# Data Download and Verification

This notebook helps you download and verify public datasets for regulatory genomics modeling. It covers the DeepSEA training bundle, ENCODE, and Roadmap Epigenomics. Outputs are organized in `data/raw/` for downstream preprocessing.

## DeepSEA Training Bundle
- [DeepSEA download page](http://deepsea.princeton.edu/help/)
- Download the training bundle (large .tar.gz) manually or with the script below.

In [8]:
import os, requests, tarfile, shutil
from pathlib import Path
RAW = Path('data/raw')
RAW.mkdir(parents=True, exist_ok=True)
deepsea_url = 'http://deepsea.princeton.edu/media/code/deepsea_train_bundle.v0.9.tar.gz'
deepsea_tar = RAW / 'deepsea_train_bundle.v0.9.tar.gz'
if not deepsea_tar.exists():
    print('Downloading DeepSEA training bundle...')
    r = requests.get(deepsea_url, stream=True)
    with open(deepsea_tar, 'wb') as f:
        shutil.copyfileobj(r.raw, f)
    print('Download complete.')
else:
    print('DeepSEA bundle already downloaded.')
# Extract
deepsea_dir = RAW / 'deepsea_train_bundle'
if not deepsea_dir.exists():
    print('Extracting...')
    with tarfile.open(deepsea_tar, 'r:gz') as tar:
        tar.extractall(RAW)
    print('Extraction complete.')
else:
    print('DeepSEA bundle already extracted.')
# List contents
print('DeepSEA files:', list(deepsea_dir.glob('*')))

DeepSEA bundle already downloaded.
Extracting...


  tar.extractall(RAW)


Extraction complete.
DeepSEA files: []


## ENCODE Data
- [ENCODE Project](https://www.encodeproject.org/)
- Use the ENCODE REST API to search and download metadata or files.

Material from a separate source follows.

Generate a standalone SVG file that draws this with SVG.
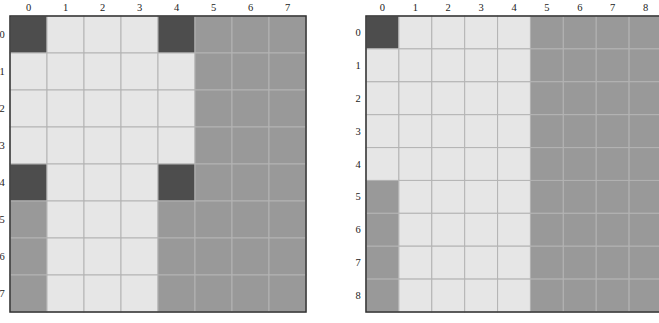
<svg xmlns="http://www.w3.org/2000/svg" width="659" height="323" viewBox="0 0 659 323">
<style>
.D{fill:#4d4d4d}.L{fill:#e6e6e6}.M{fill:#999999}
rect.c{stroke:#b3b3b3;stroke-width:1}
text{font-family:"Liberation Serif","DejaVu Serif",serif;font-size:10.5px;fill:#222;text-anchor:middle}
.frame{fill:none;stroke:#333;stroke-width:1.5}
</style>
<rect width="659" height="323" fill="#fff"/>
<g id="grid-left">
<g>
<rect class="c D" x="10" y="16" width="37" height="37"/><rect class="c L" x="47" y="16" width="37" height="37"/><rect class="c L" x="84" y="16" width="37" height="37"/><rect class="c L" x="121" y="16" width="37" height="37"/><rect class="c D" x="158" y="16" width="37" height="37"/><rect class="c M" x="195" y="16" width="37" height="37"/><rect class="c M" x="232" y="16" width="37" height="37"/><rect class="c M" x="269" y="16" width="37" height="37"/>
<rect class="c L" x="10" y="53" width="37" height="37"/><rect class="c L" x="47" y="53" width="37" height="37"/><rect class="c L" x="84" y="53" width="37" height="37"/><rect class="c L" x="121" y="53" width="37" height="37"/><rect class="c L" x="158" y="53" width="37" height="37"/><rect class="c M" x="195" y="53" width="37" height="37"/><rect class="c M" x="232" y="53" width="37" height="37"/><rect class="c M" x="269" y="53" width="37" height="37"/>
<rect class="c L" x="10" y="90" width="37" height="37"/><rect class="c L" x="47" y="90" width="37" height="37"/><rect class="c L" x="84" y="90" width="37" height="37"/><rect class="c L" x="121" y="90" width="37" height="37"/><rect class="c L" x="158" y="90" width="37" height="37"/><rect class="c M" x="195" y="90" width="37" height="37"/><rect class="c M" x="232" y="90" width="37" height="37"/><rect class="c M" x="269" y="90" width="37" height="37"/>
<rect class="c L" x="10" y="127" width="37" height="37"/><rect class="c L" x="47" y="127" width="37" height="37"/><rect class="c L" x="84" y="127" width="37" height="37"/><rect class="c L" x="121" y="127" width="37" height="37"/><rect class="c L" x="158" y="127" width="37" height="37"/><rect class="c M" x="195" y="127" width="37" height="37"/><rect class="c M" x="232" y="127" width="37" height="37"/><rect class="c M" x="269" y="127" width="37" height="37"/>
<rect class="c D" x="10" y="164" width="37" height="37"/><rect class="c L" x="47" y="164" width="37" height="37"/><rect class="c L" x="84" y="164" width="37" height="37"/><rect class="c L" x="121" y="164" width="37" height="37"/><rect class="c D" x="158" y="164" width="37" height="37"/><rect class="c M" x="195" y="164" width="37" height="37"/><rect class="c M" x="232" y="164" width="37" height="37"/><rect class="c M" x="269" y="164" width="37" height="37"/>
<rect class="c M" x="10" y="201" width="37" height="37"/><rect class="c L" x="47" y="201" width="37" height="37"/><rect class="c L" x="84" y="201" width="37" height="37"/><rect class="c L" x="121" y="201" width="37" height="37"/><rect class="c M" x="158" y="201" width="37" height="37"/><rect class="c M" x="195" y="201" width="37" height="37"/><rect class="c M" x="232" y="201" width="37" height="37"/><rect class="c M" x="269" y="201" width="37" height="37"/>
<rect class="c M" x="10" y="238" width="37" height="37"/><rect class="c L" x="47" y="238" width="37" height="37"/><rect class="c L" x="84" y="238" width="37" height="37"/><rect class="c L" x="121" y="238" width="37" height="37"/><rect class="c M" x="158" y="238" width="37" height="37"/><rect class="c M" x="195" y="238" width="37" height="37"/><rect class="c M" x="232" y="238" width="37" height="37"/><rect class="c M" x="269" y="238" width="37" height="37"/>
<rect class="c M" x="10" y="275" width="37" height="37"/><rect class="c L" x="47" y="275" width="37" height="37"/><rect class="c L" x="84" y="275" width="37" height="37"/><rect class="c L" x="121" y="275" width="37" height="37"/><rect class="c M" x="158" y="275" width="37" height="37"/><rect class="c M" x="195" y="275" width="37" height="37"/><rect class="c M" x="232" y="275" width="37" height="37"/><rect class="c M" x="269" y="275" width="37" height="37"/>
</g>
<rect class="frame" x="10" y="16" width="296" height="296"/>
<g>
<text x="28.5" y="11">0</text><text x="65.5" y="11">1</text><text x="102.5" y="11">2</text><text x="139.5" y="11">3</text><text x="176.5" y="11">4</text><text x="213.5" y="11">5</text><text x="250.5" y="11">6</text><text x="287.5" y="11">7</text>
<text x="2" y="38">0</text><text x="2" y="75">1</text><text x="2" y="112">2</text><text x="2" y="149">3</text><text x="2" y="186">4</text><text x="2" y="223">5</text><text x="2" y="260">6</text><text x="2" y="297">7</text>
</g>
</g>
<g id="grid-right">
<g>
<rect class="c D" x="366" y="16" width="32.9" height="32.9"/><rect class="c L" x="398.9" y="16" width="32.9" height="32.9"/><rect class="c L" x="431.8" y="16" width="32.9" height="32.9"/><rect class="c L" x="464.7" y="16" width="32.9" height="32.9"/><rect class="c L" x="497.6" y="16" width="32.9" height="32.9"/><rect class="c M" x="530.4" y="16" width="32.9" height="32.9"/><rect class="c M" x="563.3" y="16" width="32.9" height="32.9"/><rect class="c M" x="596.2" y="16" width="32.9" height="32.9"/><rect class="c M" x="629.1" y="16" width="32.9" height="32.9"/>
<rect class="c L" x="366" y="48.9" width="32.9" height="32.9"/><rect class="c L" x="398.9" y="48.9" width="32.9" height="32.9"/><rect class="c L" x="431.8" y="48.9" width="32.9" height="32.9"/><rect class="c L" x="464.7" y="48.9" width="32.9" height="32.9"/><rect class="c L" x="497.6" y="48.9" width="32.9" height="32.9"/><rect class="c M" x="530.4" y="48.9" width="32.9" height="32.9"/><rect class="c M" x="563.3" y="48.9" width="32.9" height="32.9"/><rect class="c M" x="596.2" y="48.9" width="32.9" height="32.9"/><rect class="c M" x="629.1" y="48.9" width="32.9" height="32.9"/>
<rect class="c L" x="366" y="81.8" width="32.9" height="32.9"/><rect class="c L" x="398.9" y="81.8" width="32.9" height="32.9"/><rect class="c L" x="431.8" y="81.8" width="32.9" height="32.9"/><rect class="c L" x="464.7" y="81.8" width="32.9" height="32.9"/><rect class="c L" x="497.6" y="81.8" width="32.9" height="32.9"/><rect class="c M" x="530.4" y="81.8" width="32.9" height="32.9"/><rect class="c M" x="563.3" y="81.8" width="32.9" height="32.9"/><rect class="c M" x="596.2" y="81.8" width="32.9" height="32.9"/><rect class="c M" x="629.1" y="81.8" width="32.9" height="32.9"/>
<rect class="c L" x="366" y="114.7" width="32.9" height="32.9"/><rect class="c L" x="398.9" y="114.7" width="32.9" height="32.9"/><rect class="c L" x="431.8" y="114.7" width="32.9" height="32.9"/><rect class="c L" x="464.7" y="114.7" width="32.9" height="32.9"/><rect class="c L" x="497.6" y="114.7" width="32.9" height="32.9"/><rect class="c M" x="530.4" y="114.7" width="32.9" height="32.9"/><rect class="c M" x="563.3" y="114.7" width="32.9" height="32.9"/><rect class="c M" x="596.2" y="114.7" width="32.9" height="32.9"/><rect class="c M" x="629.1" y="114.7" width="32.9" height="32.9"/>
<rect class="c L" x="366" y="147.6" width="32.9" height="32.9"/><rect class="c L" x="398.9" y="147.6" width="32.9" height="32.9"/><rect class="c L" x="431.8" y="147.6" width="32.9" height="32.9"/><rect class="c L" x="464.7" y="147.6" width="32.9" height="32.9"/><rect class="c L" x="497.6" y="147.6" width="32.9" height="32.9"/><rect class="c M" x="530.4" y="147.6" width="32.9" height="32.9"/><rect class="c M" x="563.3" y="147.6" width="32.9" height="32.9"/><rect class="c M" x="596.2" y="147.6" width="32.9" height="32.9"/><rect class="c M" x="629.1" y="147.6" width="32.9" height="32.9"/>
<rect class="c M" x="366" y="180.4" width="32.9" height="32.9"/><rect class="c L" x="398.9" y="180.4" width="32.9" height="32.9"/><rect class="c L" x="431.8" y="180.4" width="32.9" height="32.9"/><rect class="c L" x="464.7" y="180.4" width="32.9" height="32.9"/><rect class="c L" x="497.6" y="180.4" width="32.9" height="32.9"/><rect class="c M" x="530.4" y="180.4" width="32.9" height="32.9"/><rect class="c M" x="563.3" y="180.4" width="32.9" height="32.9"/><rect class="c M" x="596.2" y="180.4" width="32.9" height="32.9"/><rect class="c M" x="629.1" y="180.4" width="32.9" height="32.9"/>
<rect class="c M" x="366" y="213.3" width="32.9" height="32.9"/><rect class="c L" x="398.9" y="213.3" width="32.9" height="32.9"/><rect class="c L" x="431.8" y="213.3" width="32.9" height="32.9"/><rect class="c L" x="464.7" y="213.3" width="32.9" height="32.9"/><rect class="c L" x="497.6" y="213.3" width="32.9" height="32.9"/><rect class="c M" x="530.4" y="213.3" width="32.9" height="32.9"/><rect class="c M" x="563.3" y="213.3" width="32.9" height="32.9"/><rect class="c M" x="596.2" y="213.3" width="32.9" height="32.9"/><rect class="c M" x="629.1" y="213.3" width="32.9" height="32.9"/>
<rect class="c M" x="366" y="246.2" width="32.9" height="32.9"/><rect class="c L" x="398.9" y="246.2" width="32.9" height="32.9"/><rect class="c L" x="431.8" y="246.2" width="32.9" height="32.9"/><rect class="c L" x="464.7" y="246.2" width="32.9" height="32.9"/><rect class="c L" x="497.6" y="246.2" width="32.9" height="32.9"/><rect class="c M" x="530.4" y="246.2" width="32.9" height="32.9"/><rect class="c M" x="563.3" y="246.2" width="32.9" height="32.9"/><rect class="c M" x="596.2" y="246.2" width="32.9" height="32.9"/><rect class="c M" x="629.1" y="246.2" width="32.9" height="32.9"/>
<rect class="c M" x="366" y="279.1" width="32.9" height="32.9"/><rect class="c L" x="398.9" y="279.1" width="32.9" height="32.9"/><rect class="c L" x="431.8" y="279.1" width="32.9" height="32.9"/><rect class="c L" x="464.7" y="279.1" width="32.9" height="32.9"/><rect class="c L" x="497.6" y="279.1" width="32.9" height="32.9"/><rect class="c M" x="530.4" y="279.1" width="32.9" height="32.9"/><rect class="c M" x="563.3" y="279.1" width="32.9" height="32.9"/><rect class="c M" x="596.2" y="279.1" width="32.9" height="32.9"/><rect class="c M" x="629.1" y="279.1" width="32.9" height="32.9"/>
</g>
<rect class="frame" x="366" y="16" width="296" height="296"/>
<g>
<text x="382.4" y="11">0</text><text x="415.3" y="11">1</text><text x="448.2" y="11">2</text><text x="481.1" y="11">3</text><text x="514" y="11">4</text><text x="546.9" y="11">5</text><text x="579.8" y="11">6</text><text x="612.7" y="11">7</text><text x="645.6" y="11">8</text>
<text x="358" y="36">0</text><text x="358" y="69">1</text><text x="358" y="102">2</text><text x="358" y="135">3</text><text x="358" y="167.6">4</text><text x="358" y="200.4">5</text><text x="358" y="233.3">6</text><text x="358" y="266.2">7</text><text x="358" y="299.1">8</text>
</g>
</g>
</svg>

See [API docs](https://www.encodeproject.org/help/rest-api/).

In [5]:
import requests
# Example: Search for DNase-seq experiments in human (GRCh38)
search_url = 'https://www.encodeproject.org/search/'
params = {
    'type': 'experiment',
    'assay_title': 'DNase-seq',
    'assembly': 'GRCh38',
    'status': 'released',
    'limit': 5,
    'format': 'json'
}
r = requests.get(search_url, params=params, headers={'accept': 'application/json'})
results = r.json()['@graph']
for exp in results:
    print(exp['accession'], exp['assay_title'], exp['biosample_term_name'])

## Roadmap Epigenomics Data
- [Roadmap Epigenomics Portal](https://egg2.wustl.edu/roadmap/web_portal/)
- Data is available via web portal, AWS Open Data, and GEO. Download manually or script as needed.

In [6]:
# Example: List available Roadmap files (manual download recommended for large files)
print('See portal for available files: https://egg2.wustl.edu/roadmap/web_portal/')

See portal for available files: https://egg2.wustl.edu/roadmap/web_portal/


## Verification
- Check that expected files exist in `data/raw/` and print their sizes.

In [7]:
for f in RAW.glob('*'):
    print(f, f.stat().st_size // 1024, 'KB')

data/raw/deepsea_train 0 KB
data/raw/coords.tsv 0 KB
data/raw/reference.fa.fai 0 KB
data/raw/deepsea_train_bundle.v0.9.tar.gz 3732296 KB
data/raw/reference.fa 195 KB